Making and interpreting data visualizations are not objective or dispassionate processes; they are social and political endeavors that animate stories shaped by personal experiences and cultural interpretations.

Convincing anti-maskers to support public health measures in the age of COVID-19 will require more than “better” visualizations, data literacy campaigns, or increased public access to data. Rather, it requires a sustained engagement with the social world of visualizations and the people who make or interpret them. While academic science is traditionally a system for producing knowledge within a laboratory, validating it through peer review, and sharing results within subsidiary communities, anti-maskers reject this hierarchical social model, as they espouse a vision of science that is radically egalitarian and individualist.

Calls for data or scientific literacy therefore risk recapitulating narratives that anti-mask views are the product of individual ignorance rather than coordinated information campaigns that rely heavily on networked participation. Powerful research and media organizations paid for by the tobacco or fossil fuel industries have historically capitalized on the skeptical impulse that the “science simply isn’t settled,” prompting people to simply “think for themselves” to horrifying ends. The attempted coup on January 6, 2021 has similarly illustrated that well-calibrated, well- funded systems of coordinated disinformation can be particularly dangerous when they are designed to appeal to skeptical people. While individual insurrectionists are no doubt to blame for their own acts of violence, the coup relied on a collective effort fanned by people questioning, interacting, and sharing these ideas with other people. These skeptical narratives are powerful because they resonate with these these people’s lived experience and—crucially—because they are posted by influential accounts across influential platforms.

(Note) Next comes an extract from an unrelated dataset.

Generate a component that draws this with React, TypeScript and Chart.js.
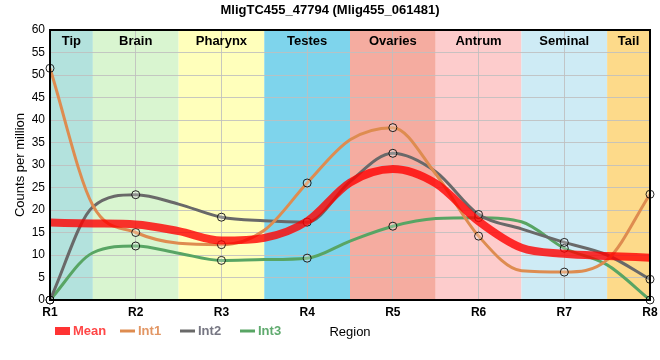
import React, { useEffect, useRef } from 'react';
import { Chart, registerables } from 'chart.js';

Chart.register(...registerables);

const chartTitle = 'MligTC455_47794 (Mlig455_061481)';
const regions = ['R1', 'R2', 'R3', 'R4', 'R5', 'R6', 'R7', 'R8'];
const bandNames = ['Tip', 'Brain', 'Pharynx', 'Testes', 'Ovaries', 'Antrum', 'Seminal', 'Tail'];
const bandColors = ['#b3e2dd', '#d9f5d0', '#ffffbb', '#7ed4ec', '#f5aca0', '#fdcccc', '#ceebf5', '#fdda8a'];

// sample positions along the body: region centres (integers) and band borders (halves)
const samplePositions = [1, 1.5, 2, 2.5, 3, 3.5, 4, 4.5, 5, 5.5, 6, 6.5, 7, 7.5, 8];

const meanValues = [17.2, 17.0, 16.8, 15.3, 13.2, 13.8, 17.5, 26.1, 29.1, 25.9, 17.5, 11.6, 10.3, 9.8, 9.4];
const int1Values = [51.5, 21.0, 15.0, 12.6, 12.3, 15.5, 26.0, 35.6, 38.3, 28.0, 14.2, 6.5, 6.2, 8.9, 23.5];
const int2Values = [0, 20.7, 23.4, 21.3, 18.4, 17.6, 17.3, 26.3, 32.6, 28.5, 19.0, 15.8, 12.8, 10.0, 4.6];
const int3Values = [0, 10.5, 12.0, 10.4, 8.8, 9.0, 9.3, 13.1, 16.4, 18.1, 18.3, 17.4, 11.5, 7.8, 0];

const seriesNames = ['Mean', 'Int1', 'Int2', 'Int3'];
const seriesColors = ['rgba(255,0,0,0.8)', 'rgb(222,140,80)', 'rgb(105,105,105)', 'rgb(88,165,100)'];
const legendTextColors = ['rgb(255,70,70)', 'rgb(226,150,100)', 'rgb(118,118,130)', 'rgb(95,170,110)'];
const seriesWidths = [8, 3, 3, 3];

const yMin = 0;
const yMax = 60;
const yStep = 5;

const FONT = '"Liberation Sans", Arial, Helvetica, sans-serif';

const bandEdges = (xs: any, chartArea: any, i: number) => {
  const x0 = Math.max(chartArea.left, xs.getPixelForValue(i + 0.5));
  const x1 = Math.min(chartArea.right, xs.getPixelForValue(i + 1.5));
  return [x0, x1];
};

const decorPlugin = {
  id: 'decor',
  beforeDraw(chart: any) {
    const { ctx, chartArea } = chart;
    const xs = chart.scales.x;
    ctx.save();
    bandNames.forEach((_, i) => {
      const [x0, x1] = bandEdges(xs, chartArea, i);
      ctx.fillStyle = bandColors[i];
      ctx.fillRect(x0, chartArea.top, x1 - x0, chartArea.bottom - chartArea.top);
    });
    ctx.restore();
  },
  afterDatasetsDraw(chart: any) {
    const { ctx, chartArea } = chart;
    const xs = chart.scales.x;
    ctx.save();
    ctx.strokeStyle = '#000';
    ctx.lineWidth = 2;
    ctx.strokeRect(chartArea.left, chartArea.top, chartArea.right - chartArea.left, chartArea.bottom - chartArea.top);
    ctx.fillStyle = '#000';
    ctx.font = 'bold 13px ' + FONT;
    ctx.textAlign = 'center';
    ctx.textBaseline = 'middle';
    bandNames.forEach((name, i) => {
      const [x0, x1] = bandEdges(xs, chartArea, i);
      ctx.fillText(name, (x0 + x1) / 2, chartArea.top + 11);
    });
    ctx.restore();
  },
  afterDraw(chart: any) {
    const { ctx } = chart;
    ctx.save();
    ctx.fillStyle = '#000';
    ctx.font = 'bold 13px ' + FONT;
    ctx.textAlign = 'center';
    ctx.textBaseline = 'middle';
    ctx.fillText(chartTitle, chart.width / 2, 10);
    const starts = [55, 120, 180, 240];
    const y = 331;
    ctx.font = 'bold 13px ' + FONT;
    ctx.textAlign = 'left';
    seriesNames.forEach((name, i) => {
      const x = starts[i];
      if (i === 0) {
        ctx.fillStyle = seriesColors[i];
        ctx.fillRect(x, y - 4, 15, 8);
      } else {
        ctx.strokeStyle = seriesColors[i];
        ctx.lineWidth = seriesWidths[i];
        ctx.beginPath();
        ctx.moveTo(x, y);
        ctx.lineTo(x + 15, y);
        ctx.stroke();
      }
      ctx.fillStyle = legendTextColors[i];
      ctx.fillText(name, x + 18, y);
    });
    ctx.restore();
  },
};

export default function App() {
  const ref = useRef<HTMLCanvasElement>(null);
  useEffect(() => {
    document.body.style.margin = '0';
    const values = [meanValues, int1Values, int2Values, int3Values];
    const chart = new Chart(ref.current as HTMLCanvasElement, {
      type: 'line',
      data: {
        datasets: seriesNames.map((name, i) => ({
          label: name,
          data: samplePositions.map((x, j) => ({ x, y: values[i][j] })),
          borderColor: seriesColors[i],
          borderWidth: seriesWidths[i],
          backgroundColor: 'rgba(255,255,255,0.25)',
          pointRadius: (c: any) => (i === 0 || !Number.isInteger(c.raw?.x) ? 0 : 4),
          pointHoverRadius: 0,
          pointBorderColor: 'rgba(0,0,0,0.85)',
          pointBorderWidth: 1,
          pointBackgroundColor: 'rgba(255,255,255,0.25)',
          cubicInterpolationMode: 'monotone' as const,
          fill: false,
          clip: false as any,
        })),
      },
      options: {
        responsive: false,
        animation: false,
        parsing: true,
        layout: { padding: { top: 30, right: 10, left: 0, bottom: 0 } },
        plugins: {
          legend: { display: false },
          title: { display: false },
          tooltip: { enabled: false },
        },
        scales: {
          x: {
            type: 'linear',
            min: 1,
            max: regions.length,
            afterFit: (s: any) => { s.height = 60; s.paddingLeft = 0; s.paddingRight = 0; },
            grid: { color: 'rgba(190,190,190,0.85)', drawTicks: false },
            border: { color: '#000', width: 2 },
            ticks: {
              stepSize: 1,
              color: '#000',
              padding: 5,
              autoSkip: false,
              maxRotation: 0,
              callback: (v: any) => regions[Number(v) - 1] ?? '',
              font: { family: FONT, size: 12, weight: 'bold' },
            },
            title: {
              display: true,
              text: 'Region',
              color: '#000',
              font: { family: FONT, size: 13 },
              padding: { top: 0, bottom: 20 },
            },
          },
          y: {
            min: yMin,
            max: yMax,
            afterFit: (s: any) => { s.width = 50; },
            grid: { color: 'rgba(190,190,190,0.85)', drawTicks: false },
            border: { color: '#000', width: 2 },
            ticks: {
              stepSize: yStep,
              color: '#000',
              padding: 5,
              font: { family: FONT, size: 12 },
            },
            title: {
              display: true,
              text: 'Counts per million',
              color: '#000',
              font: { family: FONT, size: 13 },
              padding: { top: 13, bottom: 0 },
            },
          },
        },
      } as any,
      plugins: [decorPlugin],
    });
    return () => chart.destroy();
  }, []);
  return <canvas ref={ref} width={660} height={360} style={{ display: 'block' }} />;
}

Understanding the way that anti-mask groups think about science is crucial to grappling with the contested state of expertise in American democracy. In a study of Tea Party supporters in Louisiana, sociologist Arlie Russell Hochschild explains the intractable partisan rift in American politics by emphasizing the importance of a “deep story”: a subjective prism that people use in order to make sense of the world and guide the way they vote. For Tea Party activists, this deep story revolved around anger towards a federal system ruled by liberal elites who pander to the interests of ethnic and religious minorities while curtailing the advantages that White, Christian traditionalists view as their American birthright. Anti-maskers’ deep story draws from similar wells of resentment, but adds a particular emphasis on the appropriation of scientific knowledge by a paternalistic, condescending elite that expects intellectual subservience rather than critical thinking from the lay public.

To be clear, we are not promoting these views. Instead, we seek to better understand how “analyzing data” can take on different meanings during a time of crisis. As the data visualizations from anti-mask users show, simply increasing access to raw data or improving the quality of data visualizations will not bolster public consensus about scientific findings. Making and interpreting data visualizations are not objective or dispassionate processes; they are social and political endeavors that animate stories shaped by personal experiences and cultural interpretations. This story is about how a public health crisis—refracted through seemingly objective numbers and data visualizations—is part of a broader battleground about scientific epistemology and democracy in modern American life.